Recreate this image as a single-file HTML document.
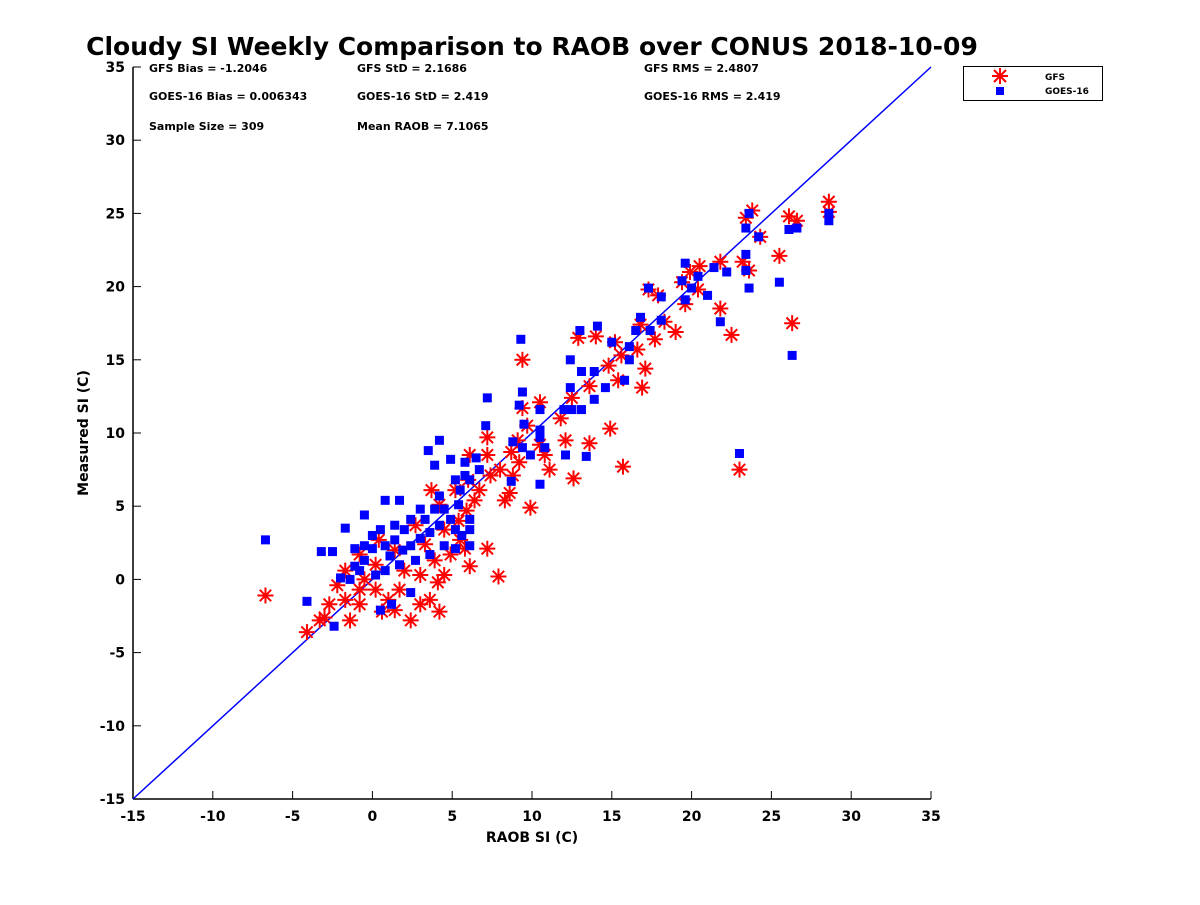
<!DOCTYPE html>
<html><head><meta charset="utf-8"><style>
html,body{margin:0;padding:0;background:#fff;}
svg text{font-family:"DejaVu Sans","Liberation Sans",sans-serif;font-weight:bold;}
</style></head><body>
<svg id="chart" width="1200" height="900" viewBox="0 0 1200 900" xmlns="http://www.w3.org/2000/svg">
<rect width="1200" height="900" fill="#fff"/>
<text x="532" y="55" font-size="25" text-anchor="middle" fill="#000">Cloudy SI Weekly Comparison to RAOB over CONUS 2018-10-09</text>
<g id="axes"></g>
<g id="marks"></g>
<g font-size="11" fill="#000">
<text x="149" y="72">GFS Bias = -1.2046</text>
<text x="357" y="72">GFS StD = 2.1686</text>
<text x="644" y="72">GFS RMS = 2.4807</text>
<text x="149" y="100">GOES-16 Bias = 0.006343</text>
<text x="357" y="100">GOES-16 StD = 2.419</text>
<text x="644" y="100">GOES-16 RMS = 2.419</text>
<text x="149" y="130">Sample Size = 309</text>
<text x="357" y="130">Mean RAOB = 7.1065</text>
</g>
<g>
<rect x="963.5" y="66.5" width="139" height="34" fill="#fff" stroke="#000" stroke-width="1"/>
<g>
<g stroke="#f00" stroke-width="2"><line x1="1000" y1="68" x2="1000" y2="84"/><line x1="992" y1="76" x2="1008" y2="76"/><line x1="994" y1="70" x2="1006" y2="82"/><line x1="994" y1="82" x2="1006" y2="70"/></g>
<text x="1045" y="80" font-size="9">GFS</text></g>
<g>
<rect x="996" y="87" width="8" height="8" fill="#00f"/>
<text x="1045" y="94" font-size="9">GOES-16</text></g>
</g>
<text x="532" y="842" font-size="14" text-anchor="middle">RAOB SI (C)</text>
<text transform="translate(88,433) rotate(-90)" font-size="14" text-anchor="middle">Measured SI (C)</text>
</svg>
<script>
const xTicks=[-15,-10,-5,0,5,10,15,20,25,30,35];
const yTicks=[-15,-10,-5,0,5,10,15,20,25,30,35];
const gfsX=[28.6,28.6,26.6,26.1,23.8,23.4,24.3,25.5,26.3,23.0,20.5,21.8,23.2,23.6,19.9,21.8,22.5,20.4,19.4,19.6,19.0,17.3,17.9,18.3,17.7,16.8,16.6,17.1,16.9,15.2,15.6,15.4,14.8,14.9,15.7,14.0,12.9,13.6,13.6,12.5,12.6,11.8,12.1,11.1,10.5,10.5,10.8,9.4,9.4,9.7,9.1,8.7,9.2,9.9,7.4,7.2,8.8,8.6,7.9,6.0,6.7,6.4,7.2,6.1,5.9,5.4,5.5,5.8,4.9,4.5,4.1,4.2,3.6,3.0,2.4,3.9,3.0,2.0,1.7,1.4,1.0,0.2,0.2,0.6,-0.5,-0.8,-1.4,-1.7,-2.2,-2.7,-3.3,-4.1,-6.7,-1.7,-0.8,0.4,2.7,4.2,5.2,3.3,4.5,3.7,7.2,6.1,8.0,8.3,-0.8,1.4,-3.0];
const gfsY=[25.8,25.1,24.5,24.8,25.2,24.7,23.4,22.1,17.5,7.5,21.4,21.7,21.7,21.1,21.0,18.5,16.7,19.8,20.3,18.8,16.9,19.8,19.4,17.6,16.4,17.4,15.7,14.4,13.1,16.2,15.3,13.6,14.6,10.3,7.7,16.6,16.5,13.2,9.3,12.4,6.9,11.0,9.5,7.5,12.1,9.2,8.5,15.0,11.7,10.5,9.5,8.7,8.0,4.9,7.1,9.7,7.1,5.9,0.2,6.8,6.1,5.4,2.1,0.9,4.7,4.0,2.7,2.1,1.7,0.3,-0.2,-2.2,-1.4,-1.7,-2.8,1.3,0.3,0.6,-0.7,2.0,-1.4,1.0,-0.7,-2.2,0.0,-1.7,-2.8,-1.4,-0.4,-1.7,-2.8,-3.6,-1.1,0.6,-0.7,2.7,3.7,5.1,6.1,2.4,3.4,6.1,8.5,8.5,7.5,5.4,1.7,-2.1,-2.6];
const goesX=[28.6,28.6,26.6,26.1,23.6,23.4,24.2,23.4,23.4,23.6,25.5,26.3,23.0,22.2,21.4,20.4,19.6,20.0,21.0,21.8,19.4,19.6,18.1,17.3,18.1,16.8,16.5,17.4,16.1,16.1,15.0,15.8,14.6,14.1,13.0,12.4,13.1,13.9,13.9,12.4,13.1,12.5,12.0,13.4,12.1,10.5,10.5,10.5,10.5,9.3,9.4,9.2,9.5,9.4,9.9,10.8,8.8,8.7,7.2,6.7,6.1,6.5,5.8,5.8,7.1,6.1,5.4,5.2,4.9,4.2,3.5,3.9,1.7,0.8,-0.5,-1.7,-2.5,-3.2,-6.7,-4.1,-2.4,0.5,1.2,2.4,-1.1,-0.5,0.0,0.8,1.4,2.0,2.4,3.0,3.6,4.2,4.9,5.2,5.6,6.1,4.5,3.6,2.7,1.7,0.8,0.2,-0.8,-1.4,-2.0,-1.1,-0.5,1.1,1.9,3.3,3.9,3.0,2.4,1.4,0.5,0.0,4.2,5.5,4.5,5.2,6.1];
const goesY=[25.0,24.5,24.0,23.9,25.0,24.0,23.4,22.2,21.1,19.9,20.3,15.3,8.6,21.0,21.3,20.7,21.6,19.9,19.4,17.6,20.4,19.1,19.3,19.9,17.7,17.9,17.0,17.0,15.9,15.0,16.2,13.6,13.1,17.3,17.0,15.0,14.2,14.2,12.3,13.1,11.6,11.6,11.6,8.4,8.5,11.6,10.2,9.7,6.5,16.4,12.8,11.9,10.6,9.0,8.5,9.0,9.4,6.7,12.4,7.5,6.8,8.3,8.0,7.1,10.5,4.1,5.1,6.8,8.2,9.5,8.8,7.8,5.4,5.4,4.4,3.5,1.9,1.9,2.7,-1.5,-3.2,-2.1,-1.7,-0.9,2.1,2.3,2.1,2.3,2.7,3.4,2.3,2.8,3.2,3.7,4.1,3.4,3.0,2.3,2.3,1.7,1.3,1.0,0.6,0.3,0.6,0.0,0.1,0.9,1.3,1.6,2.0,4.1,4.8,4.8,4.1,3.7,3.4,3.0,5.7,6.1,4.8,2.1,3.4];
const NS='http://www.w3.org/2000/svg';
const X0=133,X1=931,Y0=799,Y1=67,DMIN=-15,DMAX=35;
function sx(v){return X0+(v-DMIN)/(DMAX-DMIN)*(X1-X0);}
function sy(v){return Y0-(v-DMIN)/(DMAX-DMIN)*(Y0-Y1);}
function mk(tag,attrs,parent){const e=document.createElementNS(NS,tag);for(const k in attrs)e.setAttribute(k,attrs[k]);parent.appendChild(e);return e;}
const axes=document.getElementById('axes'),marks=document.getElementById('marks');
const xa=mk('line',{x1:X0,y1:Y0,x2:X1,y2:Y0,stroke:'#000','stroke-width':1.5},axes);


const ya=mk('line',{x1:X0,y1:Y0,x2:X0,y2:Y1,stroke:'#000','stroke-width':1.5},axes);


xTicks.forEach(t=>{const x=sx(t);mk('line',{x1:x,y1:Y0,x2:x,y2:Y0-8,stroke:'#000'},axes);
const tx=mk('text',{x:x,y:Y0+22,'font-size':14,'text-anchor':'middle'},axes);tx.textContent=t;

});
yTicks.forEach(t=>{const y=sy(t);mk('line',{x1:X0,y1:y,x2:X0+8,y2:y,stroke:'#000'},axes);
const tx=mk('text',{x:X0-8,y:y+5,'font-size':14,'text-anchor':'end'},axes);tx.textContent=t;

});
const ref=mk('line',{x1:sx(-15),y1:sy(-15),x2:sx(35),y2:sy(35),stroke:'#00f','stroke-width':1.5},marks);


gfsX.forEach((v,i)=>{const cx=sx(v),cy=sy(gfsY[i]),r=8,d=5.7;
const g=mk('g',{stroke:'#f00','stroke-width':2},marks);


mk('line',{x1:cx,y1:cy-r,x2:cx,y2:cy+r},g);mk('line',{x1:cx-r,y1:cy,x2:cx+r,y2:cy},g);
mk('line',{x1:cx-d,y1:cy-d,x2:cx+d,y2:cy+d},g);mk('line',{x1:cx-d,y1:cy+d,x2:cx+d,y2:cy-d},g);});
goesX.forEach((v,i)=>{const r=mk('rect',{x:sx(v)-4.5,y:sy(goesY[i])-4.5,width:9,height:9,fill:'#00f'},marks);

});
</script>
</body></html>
--
• _SET EXERCISE_
Count the lines of the material that include the word "document", then state only the total.

• _EXERCISE ANSWER_
3